John Grandits’ account of his neighbor’s escape from the World Trade Center is for sale at River Road Books for $1, with proceeds going to volunteer fire and first aid. Below, Drew Irving. (Photo above by John T. Ward. Click to enlarge.)


On the morning of September 11, 2001, Red Bank resident and children’s author John Grandits could see his neighbor Louise Irving in an agitated state on her back porch, her sister’s arms wrapped around her.

Then he learned what was happening in New York City, and immediately remembered: Louise’s husband, Drew, worked at the World Trade Center.

Days later, Drew, of Spring Street, stopped by Grandits’ Elm Place home, and told Grandits how he and a co-worker had escaped the horror, struggling their way down the stairs from the 67th floor of the first building struck by a hijacked airliner.

Grandits, an author of children’s books, said Irving’s account has stayed in his mind for the past two decades, “so I decided to write the damn thing.”

Rendered in the style of concrete poetry, the oversized one-sheet account fills two vertical voids in the shape of the twin towers.

It recounts how Irving helped his boss, Janet Liso, who had asthma, down the stairs as firefighters ran up, toward danger.

They made it outside, where a news photographer grabbed a dramatic photo of Liso lying on the ground, with Irving cradling her head and looking skyward.

Liso convinced Drew that they had to leave the scene, and they were a safe distance away when first, the south tower fell, and then the one they had been inside.
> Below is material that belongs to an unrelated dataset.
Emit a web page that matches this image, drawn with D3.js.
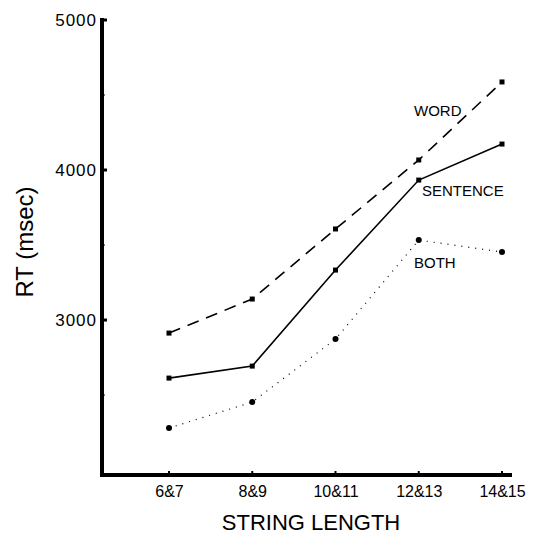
<!DOCTYPE html>
<html>
<head>
<meta charset="utf-8">
<script src="https://cdn.jsdelivr.net/npm/d3@7"></script>
<style>
  body { margin: 0; background: #fff; }
  svg text { font-family: "Liberation Sans", Arial, sans-serif; fill: #000; }
</style>
</head>
<body>
<div id="chart"></div>
<script>
// data
const categories = ['6&7', '8&9', '10&11', '12&13', '14&15'];
const wordRT = [2913, 3140, 3607, 4067, 4587];
const sentenceRT = [2613, 2693, 3333, 3933, 4173];
const bothRT = [2280, 2453, 2873, 3533, 3453];
const yTicks = [3000, 4000, 5000];
const yMinorTicks = [2500, 3500, 4500];

const width = 537;
const height = 549;

const svg = d3.select('#chart')
  .append('svg')
  .attr('width', width)
  .attr('height', height);

const x = d3.scalePoint().domain(categories).range([169, 502]);
const y = d3.scaleLinear().domain([1967, 5000]).range([475, 20]);

const axisX0 = 102;
const axisY0 = y(1967);

// y axis
const yAxis = d3.axisLeft(y)
  .tickValues(yTicks)
  .tickFormat(d3.format('d'))
  .tickSize(0)
  .tickPadding(5);
const gy = svg.append('g')
  .attr('transform', `translate(${axisX0},0)`)
  .call(yAxis);
gy.select('.domain').remove();
gy.selectAll('text')
  .style('font-size', '17px')
  .style('letter-spacing', '1px')
  .style('font-family', '"Liberation Sans", Arial, sans-serif');

svg.append('line')
  .attr('x1', axisX0).attr('x2', axisX0)
  .attr('y1', y(5000) - 2).attr('y2', axisY0 + 1.5)
  .attr('stroke', '#000').attr('stroke-width', 4);

svg.selectAll('.ytick-major')
  .data(yTicks)
  .enter()
  .append('line')
  .attr('class', 'ytick-major')
  .attr('x1', axisX0).attr('x2', axisX0 + 5)
  .attr('y1', d => y(d)).attr('y2', d => y(d))
  .attr('stroke', '#000').attr('stroke-width', 3);

svg.selectAll('.ytick-minor')
  .data(yMinorTicks)
  .enter()
  .append('line')
  .attr('class', 'ytick-minor')
  .attr('x1', axisX0).attr('x2', axisX0 + 3)
  .attr('y1', d => y(d)).attr('y2', d => y(d))
  .attr('stroke', '#000').attr('stroke-width', 1);

// x axis
svg.append('line')
  .attr('x1', axisX0 - 2).attr('x2', 512)
  .attr('y1', axisY0).attr('y2', axisY0)
  .attr('stroke', '#000').attr('stroke-width', 4);

const xAxis = d3.axisBottom(x).tickSize(0).tickPadding(11);
const gx = svg.append('g')
  .attr('transform', `translate(0,${axisY0})`)
  .call(xAxis);
gx.select('.domain').remove();
gx.selectAll('text')
  .style('font-size', '16px')
  .style('font-family', '"Liberation Sans", Arial, sans-serif');

svg.selectAll('.xtick')
  .data(categories)
  .enter()
  .append('line')
  .attr('class', 'xtick')
  .attr('x1', d => x(d)).attr('x2', d => x(d))
  .attr('y1', axisY0).attr('y2', axisY0 - 4)
  .attr('stroke', '#000').attr('stroke-width', 2);

// axis titles
svg.append('text')
  .attr('x', 311)
  .attr('y', 530)
  .attr('text-anchor', 'middle')
  .style('font-size', '22px')
  .text('STRING LENGTH');

svg.append('text')
  .attr('transform', 'translate(33,242) rotate(-90)')
  .attr('text-anchor', 'middle')
  .style('font-size', '24px')
  .text('RT (msec)');

// series
const series = [
  { name: 'WORD', values: wordRT, dash: '12,8', marker: 'square' },
  { name: 'SENTENCE', values: sentenceRT, dash: null, marker: 'square' },
  { name: 'BOTH', values: bothRT, dash: '1,6', marker: 'circle' }
];

const line = d3.line()
  .x((d, i) => x(categories[i]))
  .y(d => y(d));

series.forEach(s => {
  const g = svg.append('g').attr('class', 'series');
  g.append('path')
    .datum(s.values)
    .attr('d', line)
    .attr('fill', 'none')
    .attr('stroke', '#000')
    .attr('stroke-width', s.dash === '1,6' ? 1.2 : 1.6)
    .attr('stroke-dasharray', s.dash);

  if (s.marker === 'square') {
    g.selectAll('rect')
      .data(s.values)
      .enter()
      .append('rect')
      .attr('x', (d, i) => x(categories[i]) - 2.5)
      .attr('y', d => y(d) - 2.5)
      .attr('width', 5)
      .attr('height', 5)
      .attr('fill', '#000');
  } else {
    g.selectAll('circle')
      .data(s.values)
      .enter()
      .append('circle')
      .attr('cx', (d, i) => x(categories[i]))
      .attr('cy', d => y(d))
      .attr('r', 3)
      .attr('fill', '#000');
  }
});

// series labels
svg.append('text').attr('x', 414).attr('y', 116)
  .style('font-size', '15px').text('WORD');
svg.append('text').attr('x', 422).attr('y', 196)
  .style('font-size', '15px').text('SENTENCE');
svg.append('text').attr('x', 414).attr('y', 268)
  .style('font-size', '15px').text('BOTH');
</script>
</body>
</html>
Liso, of Milltown, died in 2009.

Alongside his poem-story, Grandits writes:

You live in your neighborhood. It’s filled with regular men and women. They go to the supermarket. They walk the dog. They trim the hedges. They take a casserole over when someone’s sick.

It’s easy to forget that ordinary people can be extraordinary.

It’s easy to forget that ordinary people can be heroes.

The simple publication is available for $1 at the Red Bank Public Library and at River Road Books in Fair Haven. All proceeds will be donated to the volunteer Red Bank Fire Department and First Aid Squad, said Grandits.

The squad building is located directly across the street from Irving’s house.

“I greatly appreciate John’s thoughts regarding me in his poem about 9/11,” Irving told redbankgreen via text.

As for the memory of that awful day, “it’s always is integral back of my mind,” he said. “When it approaches it’s like a dark cloud coming.”

But the 20th anniversary “is just another 9/11 year for me,” Irving said. “I hope we learned from this and never forget.”